Cast: Riley Chamberlin (Jack, a hobo, a.k.a. Mrs. Pinkhurst), Sidney Bracy (Tom, a rural station agent), Carey L. Hastings (Miss Jane Jennings), Ethyle Cooke, Catherine Webb, George Barnes (village constable), Perry Horton (Bill, a brakeman), Mrs. S. Sullivan

 

SYNOPSIS, Reel Life, January 3, 1914:

"The women's society in a small Western town had engaged the famous foreign reformer, Mrs. Pinkhurst, to lecture in the town hall - for which she was to receive $500. At the last hour, Mrs. Pinkhurst sent word that she could not come - but the telegraph boy lost the message, and it fell into the hands of a tramp who had been reading about the celebrated woman lecturer in the newspapers, and saw in the situation an easy way to make some money. He secured an effective disguise and palmed himself off as Mrs. Pinkhurst, making a very eloquent speech. No one suspected the hoax - and the $500 was just within the tramp's grasp - when the police rushed into the hall and arrested him. Mrs. Pinkhurst, it appeared, was still in Europe, and the police were after a clever bank embezzler who had been impersonating her all over the country. The bank embezzler had slipped out of the game just in time, when the unfortunate tramp jumped in."

 

REVIEW, The Moving Picture World, January 10, 1914:

"A good humored burlesque in which Riley Chamberlin masquerades as a well-known militant suffragette. All goes well until his discovery, when he is helped out of town. This has several moments of an amusing sort, though it never becomes extremely laughable."

 

REVIEW, The New York Dramatic Mirror, January 14, 1914:

"A one-reel comedy for suffragettes, that mocks the militants and their mannish mode of dressing.

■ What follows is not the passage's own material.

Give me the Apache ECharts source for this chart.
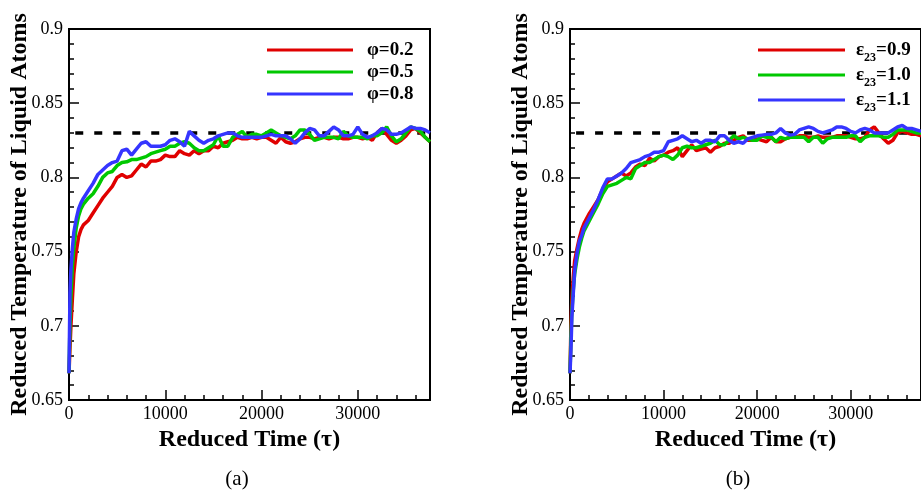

This is a rich streak of satire on the pretensions and foibles of the vote-getting sisters of a rural community. It would interest if only because of the subject with which it deals. There is a complete and satisfactory plot, added to which are the humorous situations. It is an offering with very little chance for acting possible, rather roughly staged, and with a little too much importance to the inessential details. This general style of humor has been presented many times before. The hobo, the best thing in the offering, happens upon a telegram that is to tell the local branch of the woman's suffrage movement that a certain lecturer cannot be with them that night. So the tramp disguises himself as the woman, and is paid for the lecture. Then he is arrested because it is found out that the original lecturer is a forger wanted in many states. Here the end of the film makes us wish that we could see more of his adventures."

# # #

 

 

January 6, 1914 (Tuesday)

No Thanhouser release because of the three-reel release of the following Friday.